Jeremy Mumford
Jeremy mumford
Assistant Professor of History, Brown University
Invasion by marriage: Race, sexuality, and colonialism
Abstract:
In the 1550s, one of the princes of an independent Inka enclave on the eastern slope of the Andes that lay outside Spanish control accepted a Spanish offer to adopt Christianity and Spanish overlordship in exchange for a valuable encomienda in the Inka heartland. Within a few years, the prince died, leaving behind his sister-wife, doña Maria Kusi Warkay, and young daughter, Beatriz Coya. Seeking a new kinship network, Kusi Warkay arranged a marriage between her daughter and Cristóbal Maldonado, the younger brother of a neighboring Spanish encomendero. However, the marriage subverted the Spanish governor’s own plans for the girl’s marriage. It led to the arrest and prosecution of many of the people involved, generating a large trial record. I am writing a microhistory about the episode.
In various Spanish possessions, but above all in the core territories of Peru and New Spain, indigenous royal and noble lines retained both prestige and a variety of concrete legal claims in the colonial period, while some conquistadors and encomenderos, in building their own grandiose ambitions and resisting Crown efforts to sideline them, claimed continuity with or succession from indigenous royalty. Their discourse of continuity harkens back to the medieval tradition of union of crowns through marriage, associated most famously with the Habsburg dynasty itself, and touches also on Las Casian visions of a non-violent, voluntary basis for Spanish empire.

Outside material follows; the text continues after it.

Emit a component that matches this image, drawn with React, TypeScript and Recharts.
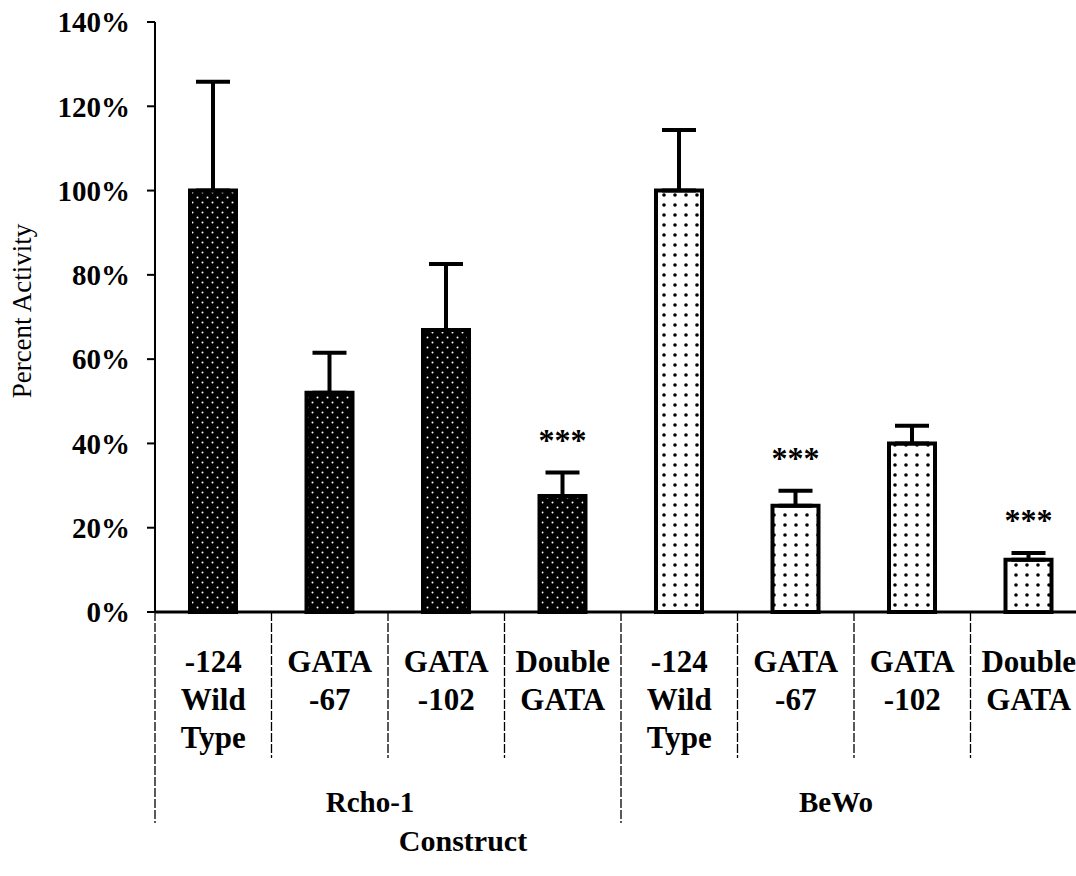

Jeremy Ravi Mumford is Assistant Professor of History at Brown University. His first book, Vertical Empire: The General Resettlement of Indians in the Colonial Andes (Duke), published in 2012, focused on a massive colonial social engineering project carried out in the Spanish Viceroyalty of Peru in the 1570s. Vertical Empire won honorable mention for Best Book Prize from the New England Council of Latin American Studies, and was the subject of a symposium at the Pontificia Universidad Católica del Perú in Lima. Jeremy Mumford has published in the Hispanic American Historical Review, the Latin American Research Review, the Colonial Latin American Review, the Canadian Historical Review, and the Boston Globe “Ideas” section. He has presented his research, which has been funded by the Mellon Foundation, a Fulbright-Hays fellowship, and a Charlotte W. Newcombe fellowship, at conferences in Peru, Ecuador, Spain and the United States. Mumford has studied Quechua in Bolivia, worked on archaeological excavations in Peru, and was co-director of a spatial humanities project at Vanderbilt University on “Deep Mapping the Reducción: Toward a Historical GIS of the General Resettlement of Indians in the Viceroyalty of Peru,” which was funded by the National Endowment for the Humanities. He is currently working on a microhistory of a child marriage in mid-sixteenth-century Cuzco.